— Begin —

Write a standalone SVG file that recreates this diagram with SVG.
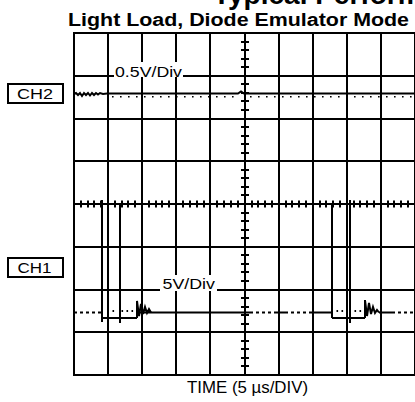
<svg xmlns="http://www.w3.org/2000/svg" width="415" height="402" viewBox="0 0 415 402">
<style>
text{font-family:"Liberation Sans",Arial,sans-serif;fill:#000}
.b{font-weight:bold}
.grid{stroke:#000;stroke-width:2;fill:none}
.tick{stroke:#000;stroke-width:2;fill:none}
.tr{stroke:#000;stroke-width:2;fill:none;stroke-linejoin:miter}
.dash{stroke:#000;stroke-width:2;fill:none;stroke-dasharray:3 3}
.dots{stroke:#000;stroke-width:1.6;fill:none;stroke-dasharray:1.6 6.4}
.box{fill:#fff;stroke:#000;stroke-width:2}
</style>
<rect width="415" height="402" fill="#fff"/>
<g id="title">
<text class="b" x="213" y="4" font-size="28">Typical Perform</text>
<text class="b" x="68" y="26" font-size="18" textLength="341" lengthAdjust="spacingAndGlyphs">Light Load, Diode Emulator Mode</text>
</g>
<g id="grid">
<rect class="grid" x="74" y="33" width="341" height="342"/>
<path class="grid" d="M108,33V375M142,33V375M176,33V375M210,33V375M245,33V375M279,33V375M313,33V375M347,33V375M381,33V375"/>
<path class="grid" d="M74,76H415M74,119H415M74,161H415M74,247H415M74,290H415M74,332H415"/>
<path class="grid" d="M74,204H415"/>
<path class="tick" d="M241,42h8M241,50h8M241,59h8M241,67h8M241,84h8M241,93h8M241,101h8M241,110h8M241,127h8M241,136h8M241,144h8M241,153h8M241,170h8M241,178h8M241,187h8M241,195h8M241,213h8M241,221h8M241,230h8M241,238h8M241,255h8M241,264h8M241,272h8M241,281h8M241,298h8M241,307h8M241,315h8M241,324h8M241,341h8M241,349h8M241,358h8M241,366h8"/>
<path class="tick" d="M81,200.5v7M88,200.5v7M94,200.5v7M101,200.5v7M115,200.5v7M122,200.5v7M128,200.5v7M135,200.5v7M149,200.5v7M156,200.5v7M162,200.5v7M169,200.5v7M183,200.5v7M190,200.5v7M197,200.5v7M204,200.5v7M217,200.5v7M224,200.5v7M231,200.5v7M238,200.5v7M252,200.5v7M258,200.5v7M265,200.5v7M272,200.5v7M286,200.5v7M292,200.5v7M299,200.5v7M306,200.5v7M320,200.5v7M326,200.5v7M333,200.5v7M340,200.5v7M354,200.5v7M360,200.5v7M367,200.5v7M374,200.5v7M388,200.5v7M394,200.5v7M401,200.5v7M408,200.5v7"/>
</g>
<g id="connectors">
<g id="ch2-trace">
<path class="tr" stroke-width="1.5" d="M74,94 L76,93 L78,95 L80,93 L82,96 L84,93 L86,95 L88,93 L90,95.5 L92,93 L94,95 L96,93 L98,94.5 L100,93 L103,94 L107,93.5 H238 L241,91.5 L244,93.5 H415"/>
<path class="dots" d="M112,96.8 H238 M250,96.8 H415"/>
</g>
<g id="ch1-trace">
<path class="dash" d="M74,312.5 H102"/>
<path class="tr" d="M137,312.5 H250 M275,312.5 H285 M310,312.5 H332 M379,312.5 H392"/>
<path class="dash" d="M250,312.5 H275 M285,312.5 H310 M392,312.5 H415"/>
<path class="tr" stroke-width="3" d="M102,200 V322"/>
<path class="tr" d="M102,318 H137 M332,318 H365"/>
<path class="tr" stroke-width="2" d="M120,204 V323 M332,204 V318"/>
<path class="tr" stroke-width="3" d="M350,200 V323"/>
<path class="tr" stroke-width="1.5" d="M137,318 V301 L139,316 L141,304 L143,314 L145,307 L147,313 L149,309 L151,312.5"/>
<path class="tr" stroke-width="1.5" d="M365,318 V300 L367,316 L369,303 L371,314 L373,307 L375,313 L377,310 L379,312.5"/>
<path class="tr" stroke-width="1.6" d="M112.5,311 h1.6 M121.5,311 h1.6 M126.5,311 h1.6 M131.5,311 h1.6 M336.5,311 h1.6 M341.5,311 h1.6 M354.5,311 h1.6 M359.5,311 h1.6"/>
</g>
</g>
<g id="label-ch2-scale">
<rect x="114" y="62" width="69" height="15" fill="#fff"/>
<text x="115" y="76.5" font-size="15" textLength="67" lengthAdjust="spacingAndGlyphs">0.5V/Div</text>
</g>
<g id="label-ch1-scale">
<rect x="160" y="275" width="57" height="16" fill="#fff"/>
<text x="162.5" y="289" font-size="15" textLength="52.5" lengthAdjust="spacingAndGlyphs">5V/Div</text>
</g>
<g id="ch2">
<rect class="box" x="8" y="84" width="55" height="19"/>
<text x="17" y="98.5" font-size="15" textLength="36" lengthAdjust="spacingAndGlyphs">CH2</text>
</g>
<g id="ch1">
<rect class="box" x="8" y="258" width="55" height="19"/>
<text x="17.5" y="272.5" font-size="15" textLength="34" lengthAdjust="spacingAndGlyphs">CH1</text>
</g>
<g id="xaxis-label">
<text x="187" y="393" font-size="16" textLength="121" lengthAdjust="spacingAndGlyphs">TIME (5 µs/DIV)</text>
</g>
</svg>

— End —

# Task directions
Copy the whole listing above word for word but do not carry over the pictures.

# Completed task
Write a standalone SVG file that recreates this diagram with SVG.
<svg xmlns="http://www.w3.org/2000/svg" width="415" height="402" viewBox="0 0 415 402">
<style>
text{font-family:"Liberation Sans",Arial,sans-serif;fill:#000}
.b{font-weight:bold}
.grid{stroke:#000;stroke-width:2;fill:none}
.tick{stroke:#000;stroke-width:2;fill:none}
.tr{stroke:#000;stroke-width:2;fill:none;stroke-linejoin:miter}
.dash{stroke:#000;stroke-width:2;fill:none;stroke-dasharray:3 3}
.dots{stroke:#000;stroke-width:1.6;fill:none;stroke-dasharray:1.6 6.4}
.box{fill:#fff;stroke:#000;stroke-width:2}
</style>
<rect width="415" height="402" fill="#fff"/>
<g id="title">
<text class="b" x="213" y="4" font-size="28">Typical Perform</text>
<text class="b" x="68" y="26" font-size="18" textLength="341" lengthAdjust="spacingAndGlyphs">Light Load, Diode Emulator Mode</text>
</g>
<g id="grid">
<rect class="grid" x="74" y="33" width="341" height="342"/>
<path class="grid" d="M108,33V375M142,33V375M176,33V375M210,33V375M245,33V375M279,33V375M313,33V375M347,33V375M381,33V375"/>
<path class="grid" d="M74,76H415M74,119H415M74,161H415M74,247H415M74,290H415M74,332H415"/>
<path class="grid" d="M74,204H415"/>
<path class="tick" d="M241,42h8M241,50h8M241,59h8M241,67h8M241,84h8M241,93h8M241,101h8M241,110h8M241,127h8M241,136h8M241,144h8M241,153h8M241,170h8M241,178h8M241,187h8M241,195h8M241,213h8M241,221h8M241,230h8M241,238h8M241,255h8M241,264h8M241,272h8M241,281h8M241,298h8M241,307h8M241,315h8M241,324h8M241,341h8M241,349h8M241,358h8M241,366h8"/>
<path class="tick" d="M81,200.5v7M88,200.5v7M94,200.5v7M101,200.5v7M115,200.5v7M122,200.5v7M128,200.5v7M135,200.5v7M149,200.5v7M156,200.5v7M162,200.5v7M169,200.5v7M183,200.5v7M190,200.5v7M197,200.5v7M204,200.5v7M217,200.5v7M224,200.5v7M231,200.5v7M238,200.5v7M252,200.5v7M258,200.5v7M265,200.5v7M272,200.5v7M286,200.5v7M292,200.5v7M299,200.5v7M306,200.5v7M320,200.5v7M326,200.5v7M333,200.5v7M340,200.5v7M354,200.5v7M360,200.5v7M367,200.5v7M374,200.5v7M388,200.5v7M394,200.5v7M401,200.5v7M408,200.5v7"/>
</g>
<g id="connectors">
<g id="ch2-trace">
<path class="tr" stroke-width="1.5" d="M74,94 L76,93 L78,95 L80,93 L82,96 L84,93 L86,95 L88,93 L90,95.5 L92,93 L94,95 L96,93 L98,94.5 L100,93 L103,94 L107,93.5 H238 L241,91.5 L244,93.5 H415"/>
<path class="dots" d="M112,96.8 H238 M250,96.8 H415"/>
</g>
<g id="ch1-trace">
<path class="dash" d="M74,312.5 H102"/>
<path class="tr" d="M137,312.5 H250 M275,312.5 H285 M310,312.5 H332 M379,312.5 H392"/>
<path class="dash" d="M250,312.5 H275 M285,312.5 H310 M392,312.5 H415"/>
<path class="tr" stroke-width="3" d="M102,200 V322"/>
<path class="tr" d="M102,318 H137 M332,318 H365"/>
<path class="tr" stroke-width="2" d="M120,204 V323 M332,204 V318"/>
<path class="tr" stroke-width="3" d="M350,200 V323"/>
<path class="tr" stroke-width="1.5" d="M137,318 V301 L139,316 L141,304 L143,314 L145,307 L147,313 L149,309 L151,312.5"/>
<path class="tr" stroke-width="1.5" d="M365,318 V300 L367,316 L369,303 L371,314 L373,307 L375,313 L377,310 L379,312.5"/>
<path class="tr" stroke-width="1.6" d="M112.5,311 h1.6 M121.5,311 h1.6 M126.5,311 h1.6 M131.5,311 h1.6 M336.5,311 h1.6 M341.5,311 h1.6 M354.5,311 h1.6 M359.5,311 h1.6"/>
</g>
</g>
<g id="label-ch2-scale">
<rect x="114" y="62" width="69" height="15" fill="#fff"/>
<text x="115" y="76.5" font-size="15" textLength="67" lengthAdjust="spacingAndGlyphs">0.5V/Div</text>
</g>
<g id="label-ch1-scale">
<rect x="160" y="275" width="57" height="16" fill="#fff"/>
<text x="162.5" y="289" font-size="15" textLength="52.5" lengthAdjust="spacingAndGlyphs">5V/Div</text>
</g>
<g id="ch2">
<rect class="box" x="8" y="84" width="55" height="19"/>
<text x="17" y="98.5" font-size="15" textLength="36" lengthAdjust="spacingAndGlyphs">CH2</text>
</g>
<g id="ch1">
<rect class="box" x="8" y="258" width="55" height="19"/>
<text x="17.5" y="272.5" font-size="15" textLength="34" lengthAdjust="spacingAndGlyphs">CH1</text>
</g>
<g id="xaxis-label">
<text x="187" y="393" font-size="16" textLength="121" lengthAdjust="spacingAndGlyphs">TIME (5 µs/DIV)</text>
</g>
</svg>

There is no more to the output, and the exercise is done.